Hollowpoint: Wild Wild West

Got folks together the other weekend to play Hollowpoint and see if I enjoyed GMing it as much as I liked playing it.  Threw out the invitation to the winds and got back an OK from two of our Pathfinder regulars, my husband, an old friend recently returned from Places Southwest, and a couple whom we do not get to do RPG's with very often.  It was a big group.  I got to count out a LOT of dice.

Skin: Steampunk Western.  
Mission: (1) Rescue Mister Banks's daughter from the Pinkertons.  (2) Get the deed to the Lucky Star out of the train's lockbox before the Dawson Gang does.

We took a few minutes to get everyone settled - used the toe tag character sheets which amused the hell out of my players - and ran them all through character gen in about twenty minutes, counting chasing kids and asking questions.  There were Complications from almost every player, which definitely made things more interesting.   There were also a lot of questions starting with “can we have…” from my D&D-based group, who were almost obscenely pleased with the idea that they could  in fact have whatever it was they were asking for.

Several of the players took low to nothing in Kill, so they schmoozed their way past the engineer  (Complication: I am the engineer’s daughter) and the Pinkertons before settling into the real meat of the adventure.  There was a lot of throwing people out of train windows.  There was a lot of Terror and Dig and Cool being used, with the occasional gunfire battle.  There were Pinkertons hiding in the restrooms and using earpiece microphones to transmit information down the train.  There were traits being burned in new and interesting ways as the players realized that a scene was headed for a Wash or that they just needed One More Hit in Terror to make things happen.

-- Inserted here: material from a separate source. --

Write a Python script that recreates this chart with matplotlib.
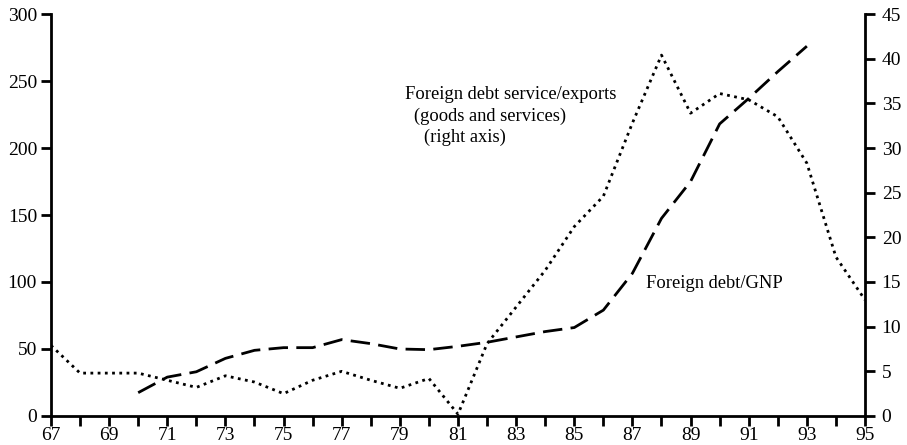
import matplotlib.pyplot as plt

plt.rcParams['font.family'] = ['Liberation Serif', 'DejaVu Serif']

years_gnp = [70, 71, 72, 73, 74, 75, 76, 77, 78, 79, 80, 81, 82, 83, 84, 85, 86,
             87, 88, 89, 90, 91, 92, 93]
debt_gnp = [17.4, 29, 33, 43, 49, 51, 51, 57, 54, 50, 49.5, 52, 55, 59, 63, 66, 79,
            106.5, 147.5, 175, 218, 237, 257, 276]

years_svc = list(range(67, 96))
debt_service = [7.9, 4.8, 4.8, 4.8, 4.0, 3.2, 4.5, 3.8, 2.5, 4.0, 5.0, 4.0, 3.1, 4.2,
                0.2, 8.1, 12.2, 16.3, 21.2, 24.6, 32.8, 40.4, 33.9, 36.1, 35.4, 33.5,
                28.3, 17.8, 13.0]

fig = plt.figure(figsize=(9.07, 4.45), dpi=100)
ax = fig.add_axes([0.0562, 0.0652, 0.8975, 0.9033])
ax2 = ax.twinx()

ax.plot(years_gnp, debt_gnp, color='black', lw=2, linestyle=(0, (7, 3)))
ax2.plot(years_svc, debt_service, color='black', lw=2, linestyle=(0, (1, 1.6)))

ax.set_xlim(67, 95)
ax.set_ylim(0, 300)
ax2.set_ylim(0, 45)
ax.set_xticks(range(67, 96))
ax.set_xticklabels([str(y) if y % 2 == 1 else '' for y in range(67, 96)])
ax.set_yticks(range(0, 301, 50))
ax2.set_yticks(range(0, 46, 5))

for a in (ax, ax2):
    a.spines['top'].set_visible(False)
    for s in a.spines.values():
        s.set_linewidth(2)
    a.tick_params(width=2, length=7, labelsize=14, direction='out')
ax.spines['right'].set_visible(False)
ax2.spines['left'].set_visible(False)
ax2.spines['bottom'].set_visible(False)
ax.tick_params(axis='x', pad=1)
ax.tick_params(axis='y', pad=3)
ax2.tick_params(axis='y', pad=5)

ax.text(79.18, 239.6, 'Foreign debt service/exports', fontsize=13.3, ha='left', va='center')
ax.text(79.49, 224, '(goods and services)', fontsize=13.3, ha='left', va='center')
ax.text(79.83, 208, '(right axis)', fontsize=13.3, ha='left', va='center')
ax.text(87.47, 99, 'Foreign debt/GNP', fontsize=13.3, ha='left', va='center')

fig.savefig('out.png', dpi=100)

I was surprised at how much the players had to do with creating the scenes; I almost didn’t need to be there except to roll handfuls of dice and watch them get torn apart.  But the best part for me was setting up a Retribution. 

They had Miss Banks in friendly custody after Terrorizing the Pinkerton agent holding her hostage (Complication: I rescued Miss Banks from a brothel in Juarez once).  They had successfully Conned some of the Dawson Gang into watching her for them (Complication: I left the Dawson Gang under friendly circumstances).   And then the rest of the gang showed up, on flying steel horses, and shot the hell out of Agent Jayne.  “It was like they were gunning for him or something.”  Chalk one up to Complication: I left the Dawson Gang under unfriendly circumstances, and bring in an Operative loaded on Cool to help finish out the show. 

Jeffery Dawson learned an important lesson about being out-Cooled (do not stick a deed down your pants to keep it away from an Operative) and an Agent learned about getting Conned by a fast-talking pretty boy, right up until he got his deed taken away anyway.  Everyone got to play a role: Operative Sylvia may have been the one doing the crotch-grab, but she couldn’t do it without backup – and backup was provided in full.

Everyone left the table feeling satisfied, accomplished, and having thoroughly enjoyed themselves.  My quiet players opened up with very little prompting, and as promised the scenes pretty much ran without my guidance.  I still very much enjoy the dice mechanic for making scenes flow smoothly, and it was clear and easy for the players as well.  “Not so much math” was the main take-home comment.

We did notice that unless I am splitting my dice pool for a Principal or a Catch that I will never have more than 6 actions (one per side), so the massive dice pool of the GM tends to lend itself to longer runs which means I get to go first most of the time.  However, once the players get a turn they are likely to wipe out everything I have left, so it evens out.  I’m not attached to NPCs because I haven’t spent more than twenty seconds statting them up by deciding how many dice they get, so I don’t get as defensive when they get out-cooled because my investment is low.  As a GM, my biggest hurdle is getting over my fear of killing PC’s in mundane ways.  Shooting the hell out of Agent Jayne was, in fact, extremely satisfying for all of us and Operative Sylvia was statted up by the time the scene was completed.